§ EXERCISE AIM: Copy exactly, leaving out every image, the lines from the one with "Convert this chart to matplotlib code." through the one with "3)), linewidth=1.0, zorder=0)", inclusive.
* Begin *
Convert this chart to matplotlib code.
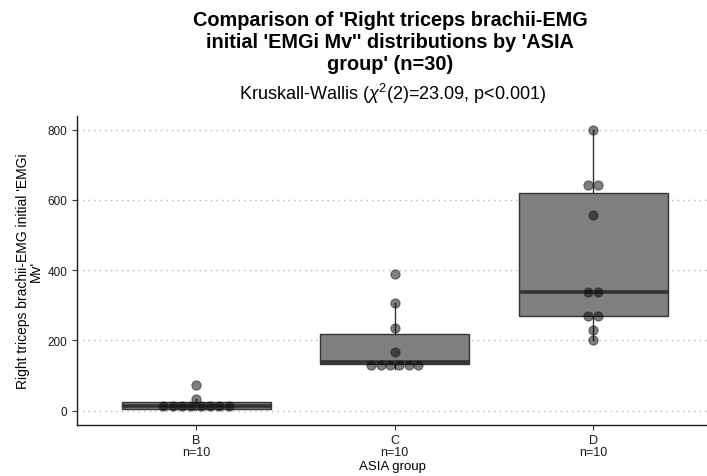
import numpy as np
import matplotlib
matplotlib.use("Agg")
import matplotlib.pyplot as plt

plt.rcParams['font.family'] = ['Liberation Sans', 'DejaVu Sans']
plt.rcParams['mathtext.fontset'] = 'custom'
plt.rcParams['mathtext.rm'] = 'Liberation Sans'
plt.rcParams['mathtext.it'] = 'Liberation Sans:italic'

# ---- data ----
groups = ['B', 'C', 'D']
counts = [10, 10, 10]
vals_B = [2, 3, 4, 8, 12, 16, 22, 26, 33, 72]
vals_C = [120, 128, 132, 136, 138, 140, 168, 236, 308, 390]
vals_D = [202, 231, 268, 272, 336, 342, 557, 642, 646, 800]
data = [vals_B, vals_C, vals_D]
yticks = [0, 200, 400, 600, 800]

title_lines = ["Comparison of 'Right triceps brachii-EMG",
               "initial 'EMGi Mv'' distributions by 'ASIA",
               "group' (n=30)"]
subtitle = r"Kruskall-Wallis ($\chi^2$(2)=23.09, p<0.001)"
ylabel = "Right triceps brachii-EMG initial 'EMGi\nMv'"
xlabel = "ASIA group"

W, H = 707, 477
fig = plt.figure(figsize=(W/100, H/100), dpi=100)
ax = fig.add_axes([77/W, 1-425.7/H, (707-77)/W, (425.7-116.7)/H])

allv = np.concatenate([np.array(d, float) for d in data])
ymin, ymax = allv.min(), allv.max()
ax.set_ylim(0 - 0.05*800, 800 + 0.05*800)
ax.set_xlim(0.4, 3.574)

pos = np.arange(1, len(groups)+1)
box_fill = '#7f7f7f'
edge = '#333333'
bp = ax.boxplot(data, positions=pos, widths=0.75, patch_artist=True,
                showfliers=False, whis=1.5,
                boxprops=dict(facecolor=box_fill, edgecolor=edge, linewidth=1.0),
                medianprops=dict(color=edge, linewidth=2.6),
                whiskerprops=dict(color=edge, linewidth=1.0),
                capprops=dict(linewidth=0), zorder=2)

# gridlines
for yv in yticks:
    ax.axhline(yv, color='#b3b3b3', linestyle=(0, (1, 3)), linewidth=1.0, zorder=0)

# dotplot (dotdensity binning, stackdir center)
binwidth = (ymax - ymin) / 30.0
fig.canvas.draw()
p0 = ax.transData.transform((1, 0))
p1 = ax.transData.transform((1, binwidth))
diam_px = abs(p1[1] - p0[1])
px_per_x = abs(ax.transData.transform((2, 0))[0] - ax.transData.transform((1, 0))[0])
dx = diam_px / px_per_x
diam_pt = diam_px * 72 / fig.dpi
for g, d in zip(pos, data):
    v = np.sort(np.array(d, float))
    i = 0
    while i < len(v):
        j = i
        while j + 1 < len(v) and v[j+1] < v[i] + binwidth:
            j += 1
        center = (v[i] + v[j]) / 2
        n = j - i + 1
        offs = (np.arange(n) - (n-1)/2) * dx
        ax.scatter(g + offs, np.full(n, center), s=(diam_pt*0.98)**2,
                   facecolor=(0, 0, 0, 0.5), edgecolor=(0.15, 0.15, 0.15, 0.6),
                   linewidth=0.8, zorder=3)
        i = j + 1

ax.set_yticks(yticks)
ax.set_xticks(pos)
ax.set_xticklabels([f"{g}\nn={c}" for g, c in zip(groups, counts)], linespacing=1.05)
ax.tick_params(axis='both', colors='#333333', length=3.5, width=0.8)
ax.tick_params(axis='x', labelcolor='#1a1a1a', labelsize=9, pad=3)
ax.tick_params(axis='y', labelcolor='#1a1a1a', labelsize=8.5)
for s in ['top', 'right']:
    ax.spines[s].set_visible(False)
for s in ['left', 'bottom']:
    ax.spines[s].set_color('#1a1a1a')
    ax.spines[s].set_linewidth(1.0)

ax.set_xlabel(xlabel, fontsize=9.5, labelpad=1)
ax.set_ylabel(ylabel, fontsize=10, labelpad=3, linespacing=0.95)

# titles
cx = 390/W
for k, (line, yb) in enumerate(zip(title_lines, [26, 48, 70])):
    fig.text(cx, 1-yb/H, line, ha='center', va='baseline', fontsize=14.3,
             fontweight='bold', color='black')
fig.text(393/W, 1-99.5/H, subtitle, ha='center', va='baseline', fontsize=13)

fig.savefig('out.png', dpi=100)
* End *
* Begin *
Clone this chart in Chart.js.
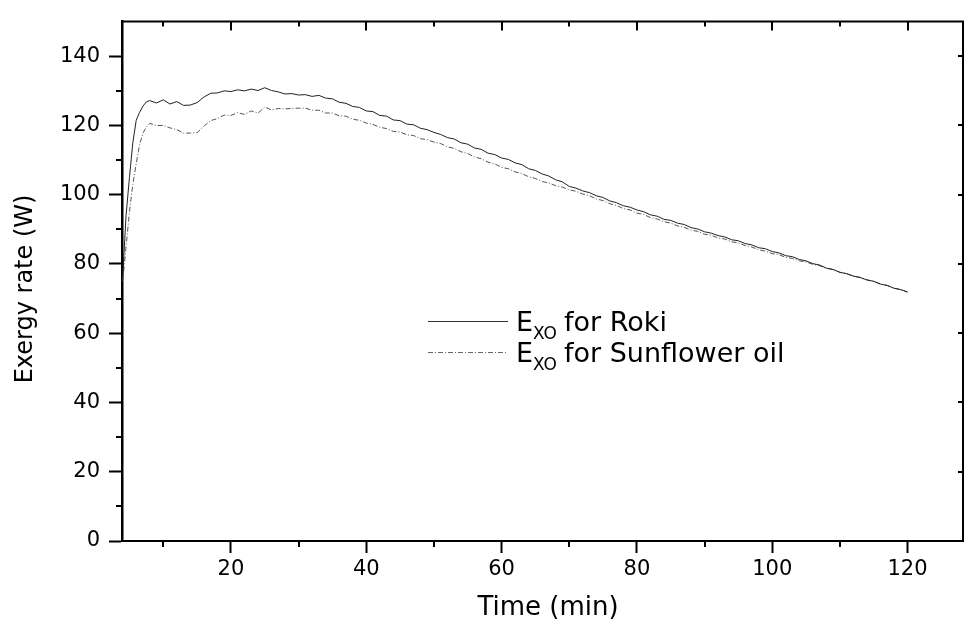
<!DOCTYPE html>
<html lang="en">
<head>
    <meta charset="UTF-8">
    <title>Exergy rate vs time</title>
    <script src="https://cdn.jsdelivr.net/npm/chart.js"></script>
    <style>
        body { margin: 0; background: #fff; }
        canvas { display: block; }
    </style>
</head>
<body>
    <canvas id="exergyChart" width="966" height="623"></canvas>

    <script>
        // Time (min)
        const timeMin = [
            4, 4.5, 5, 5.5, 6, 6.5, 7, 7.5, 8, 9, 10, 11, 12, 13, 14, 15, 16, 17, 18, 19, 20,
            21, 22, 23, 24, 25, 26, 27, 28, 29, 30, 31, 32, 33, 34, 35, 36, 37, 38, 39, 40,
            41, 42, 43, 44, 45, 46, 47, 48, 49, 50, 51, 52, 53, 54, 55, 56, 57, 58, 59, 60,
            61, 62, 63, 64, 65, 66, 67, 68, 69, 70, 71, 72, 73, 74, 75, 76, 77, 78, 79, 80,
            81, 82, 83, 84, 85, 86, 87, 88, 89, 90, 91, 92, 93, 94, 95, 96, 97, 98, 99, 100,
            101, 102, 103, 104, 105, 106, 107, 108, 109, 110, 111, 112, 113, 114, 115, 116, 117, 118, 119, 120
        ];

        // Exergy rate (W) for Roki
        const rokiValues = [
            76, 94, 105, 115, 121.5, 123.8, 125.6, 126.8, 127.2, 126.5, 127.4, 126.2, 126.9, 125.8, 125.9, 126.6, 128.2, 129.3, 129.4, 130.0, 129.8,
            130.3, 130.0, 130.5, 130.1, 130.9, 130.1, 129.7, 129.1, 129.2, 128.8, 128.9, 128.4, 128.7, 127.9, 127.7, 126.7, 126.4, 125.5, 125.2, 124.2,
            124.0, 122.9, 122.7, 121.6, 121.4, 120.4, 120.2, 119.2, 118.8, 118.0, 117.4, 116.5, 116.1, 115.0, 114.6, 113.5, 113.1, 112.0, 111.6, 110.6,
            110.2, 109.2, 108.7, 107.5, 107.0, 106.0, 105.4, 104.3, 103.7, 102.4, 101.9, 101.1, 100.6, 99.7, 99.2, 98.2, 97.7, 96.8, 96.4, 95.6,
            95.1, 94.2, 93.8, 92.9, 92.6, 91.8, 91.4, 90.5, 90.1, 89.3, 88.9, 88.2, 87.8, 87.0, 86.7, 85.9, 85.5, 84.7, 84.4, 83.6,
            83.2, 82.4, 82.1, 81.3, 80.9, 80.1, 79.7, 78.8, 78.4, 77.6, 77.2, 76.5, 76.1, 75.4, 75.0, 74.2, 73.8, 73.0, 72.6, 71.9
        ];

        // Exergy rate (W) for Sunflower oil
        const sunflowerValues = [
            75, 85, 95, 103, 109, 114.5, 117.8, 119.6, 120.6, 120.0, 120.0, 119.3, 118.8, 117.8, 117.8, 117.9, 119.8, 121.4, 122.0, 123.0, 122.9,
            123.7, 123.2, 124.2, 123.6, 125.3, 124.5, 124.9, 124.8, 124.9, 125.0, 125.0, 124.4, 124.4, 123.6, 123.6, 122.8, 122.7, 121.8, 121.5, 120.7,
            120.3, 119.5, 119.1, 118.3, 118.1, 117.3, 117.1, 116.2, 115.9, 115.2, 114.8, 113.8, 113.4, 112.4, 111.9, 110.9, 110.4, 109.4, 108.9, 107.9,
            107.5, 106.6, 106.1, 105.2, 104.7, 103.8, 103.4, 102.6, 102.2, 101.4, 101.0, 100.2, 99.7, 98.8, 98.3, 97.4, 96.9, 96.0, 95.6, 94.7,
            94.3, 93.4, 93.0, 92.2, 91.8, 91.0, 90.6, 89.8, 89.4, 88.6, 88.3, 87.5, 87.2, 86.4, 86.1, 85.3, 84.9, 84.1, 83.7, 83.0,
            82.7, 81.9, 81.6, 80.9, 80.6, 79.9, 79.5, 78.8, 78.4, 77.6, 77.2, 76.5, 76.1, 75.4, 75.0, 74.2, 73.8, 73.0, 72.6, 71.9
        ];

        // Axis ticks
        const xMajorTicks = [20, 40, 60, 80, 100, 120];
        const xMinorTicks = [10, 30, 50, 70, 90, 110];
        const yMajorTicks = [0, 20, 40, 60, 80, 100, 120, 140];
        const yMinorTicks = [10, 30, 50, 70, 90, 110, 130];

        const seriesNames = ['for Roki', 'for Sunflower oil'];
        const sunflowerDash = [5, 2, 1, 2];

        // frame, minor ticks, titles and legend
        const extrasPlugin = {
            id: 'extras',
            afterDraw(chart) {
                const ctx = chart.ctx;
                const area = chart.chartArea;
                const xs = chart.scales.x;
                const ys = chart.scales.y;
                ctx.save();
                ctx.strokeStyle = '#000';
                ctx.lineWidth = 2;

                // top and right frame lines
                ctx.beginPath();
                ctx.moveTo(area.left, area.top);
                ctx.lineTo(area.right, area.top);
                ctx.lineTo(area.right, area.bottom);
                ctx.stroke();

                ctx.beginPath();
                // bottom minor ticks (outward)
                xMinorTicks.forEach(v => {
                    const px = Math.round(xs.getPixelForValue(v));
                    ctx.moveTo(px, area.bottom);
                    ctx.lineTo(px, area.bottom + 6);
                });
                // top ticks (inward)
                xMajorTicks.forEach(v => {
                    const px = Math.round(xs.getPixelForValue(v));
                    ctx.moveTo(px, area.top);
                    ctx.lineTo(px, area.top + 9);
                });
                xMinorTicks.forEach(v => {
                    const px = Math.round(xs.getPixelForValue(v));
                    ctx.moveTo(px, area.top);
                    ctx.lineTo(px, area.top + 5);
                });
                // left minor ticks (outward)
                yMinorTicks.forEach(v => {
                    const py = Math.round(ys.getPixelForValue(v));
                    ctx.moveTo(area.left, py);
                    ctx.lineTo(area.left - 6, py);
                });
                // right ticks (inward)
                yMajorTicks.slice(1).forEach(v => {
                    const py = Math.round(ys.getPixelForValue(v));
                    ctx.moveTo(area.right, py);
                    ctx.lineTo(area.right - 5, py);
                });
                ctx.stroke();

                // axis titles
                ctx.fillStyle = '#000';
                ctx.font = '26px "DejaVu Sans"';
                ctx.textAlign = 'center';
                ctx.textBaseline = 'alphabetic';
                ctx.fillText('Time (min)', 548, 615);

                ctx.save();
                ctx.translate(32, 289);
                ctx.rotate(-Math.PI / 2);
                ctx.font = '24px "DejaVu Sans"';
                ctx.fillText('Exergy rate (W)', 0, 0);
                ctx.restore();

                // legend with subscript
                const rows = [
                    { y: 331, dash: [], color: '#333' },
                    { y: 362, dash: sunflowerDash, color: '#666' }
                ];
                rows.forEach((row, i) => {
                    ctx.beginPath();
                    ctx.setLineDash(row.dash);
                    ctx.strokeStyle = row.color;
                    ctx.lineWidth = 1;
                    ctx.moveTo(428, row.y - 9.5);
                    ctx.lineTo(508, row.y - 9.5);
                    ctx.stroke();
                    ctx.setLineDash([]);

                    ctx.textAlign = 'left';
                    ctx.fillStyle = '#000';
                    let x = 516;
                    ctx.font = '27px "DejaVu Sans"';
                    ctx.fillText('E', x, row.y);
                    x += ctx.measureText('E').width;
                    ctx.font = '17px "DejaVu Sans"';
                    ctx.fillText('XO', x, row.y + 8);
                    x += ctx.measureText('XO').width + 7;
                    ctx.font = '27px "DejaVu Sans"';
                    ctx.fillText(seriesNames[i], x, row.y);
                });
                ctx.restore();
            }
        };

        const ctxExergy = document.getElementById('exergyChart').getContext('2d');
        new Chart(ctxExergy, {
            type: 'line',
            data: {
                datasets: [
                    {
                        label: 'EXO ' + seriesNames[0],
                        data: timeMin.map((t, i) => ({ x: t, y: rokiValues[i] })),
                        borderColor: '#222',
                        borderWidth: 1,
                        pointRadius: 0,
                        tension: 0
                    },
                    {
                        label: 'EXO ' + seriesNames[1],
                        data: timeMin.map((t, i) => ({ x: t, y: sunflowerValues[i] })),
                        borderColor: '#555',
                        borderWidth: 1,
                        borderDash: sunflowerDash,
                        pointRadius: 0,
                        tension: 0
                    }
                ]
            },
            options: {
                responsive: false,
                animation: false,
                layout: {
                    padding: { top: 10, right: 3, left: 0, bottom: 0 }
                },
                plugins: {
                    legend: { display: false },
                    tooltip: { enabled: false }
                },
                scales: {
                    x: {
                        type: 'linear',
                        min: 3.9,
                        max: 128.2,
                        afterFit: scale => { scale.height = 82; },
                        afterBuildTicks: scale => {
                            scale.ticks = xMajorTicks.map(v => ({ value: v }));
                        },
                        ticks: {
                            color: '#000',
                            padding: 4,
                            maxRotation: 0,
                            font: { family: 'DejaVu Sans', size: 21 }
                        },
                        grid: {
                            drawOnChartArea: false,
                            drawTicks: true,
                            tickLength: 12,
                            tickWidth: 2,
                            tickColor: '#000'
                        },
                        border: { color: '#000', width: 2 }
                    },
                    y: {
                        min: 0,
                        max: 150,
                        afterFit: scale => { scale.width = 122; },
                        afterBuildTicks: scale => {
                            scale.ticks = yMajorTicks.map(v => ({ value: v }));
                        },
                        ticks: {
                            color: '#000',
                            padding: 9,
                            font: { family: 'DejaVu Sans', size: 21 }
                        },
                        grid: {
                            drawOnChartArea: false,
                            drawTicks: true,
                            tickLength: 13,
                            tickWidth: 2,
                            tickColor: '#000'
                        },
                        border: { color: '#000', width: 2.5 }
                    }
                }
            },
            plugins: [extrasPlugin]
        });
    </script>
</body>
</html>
* End *
§ COMPLETE ANSWER:
Convert this chart to matplotlib code.
import numpy as np
import matplotlib
matplotlib.use("Agg")
import matplotlib.pyplot as plt

plt.rcParams['font.family'] = ['Liberation Sans', 'DejaVu Sans']
plt.rcParams['mathtext.fontset'] = 'custom'
plt.rcParams['mathtext.rm'] = 'Liberation Sans'
plt.rcParams['mathtext.it'] = 'Liberation Sans:italic'

# ---- data ----
groups = ['B', 'C', 'D']
counts = [10, 10, 10]
vals_B = [2, 3, 4, 8, 12, 16, 22, 26, 33, 72]
vals_C = [120, 128, 132, 136, 138, 140, 168, 236, 308, 390]
vals_D = [202, 231, 268, 272, 336, 342, 557, 642, 646, 800]
data = [vals_B, vals_C, vals_D]
yticks = [0, 200, 400, 600, 800]

title_lines = ["Comparison of 'Right triceps brachii-EMG",
               "initial 'EMGi Mv'' distributions by 'ASIA",
               "group' (n=30)"]
subtitle = r"Kruskall-Wallis ($\chi^2$(2)=23.09, p<0.001)"
ylabel = "Right triceps brachii-EMG initial 'EMGi\nMv'"
xlabel = "ASIA group"

W, H = 707, 477
fig = plt.figure(figsize=(W/100, H/100), dpi=100)
ax = fig.add_axes([77/W, 1-425.7/H, (707-77)/W, (425.7-116.7)/H])

allv = np.concatenate([np.array(d, float) for d in data])
ymin, ymax = allv.min(), allv.max()
ax.set_ylim(0 - 0.05*800, 800 + 0.05*800)
ax.set_xlim(0.4, 3.574)

pos = np.arange(1, len(groups)+1)
box_fill = '#7f7f7f'
edge = '#333333'
bp = ax.boxplot(data, positions=pos, widths=0.75, patch_artist=True,
                showfliers=False, whis=1.5,
                boxprops=dict(facecolor=box_fill, edgecolor=edge, linewidth=1.0),
                medianprops=dict(color=edge, linewidth=2.6),
                whiskerprops=dict(color=edge, linewidth=1.0),
                capprops=dict(linewidth=0), zorder=2)

# gridlines
for yv in yticks:
    ax.axhline(yv, color='#b3b3b3', linestyle=(0, (1, 3)), linewidth=1.0, zorder=0)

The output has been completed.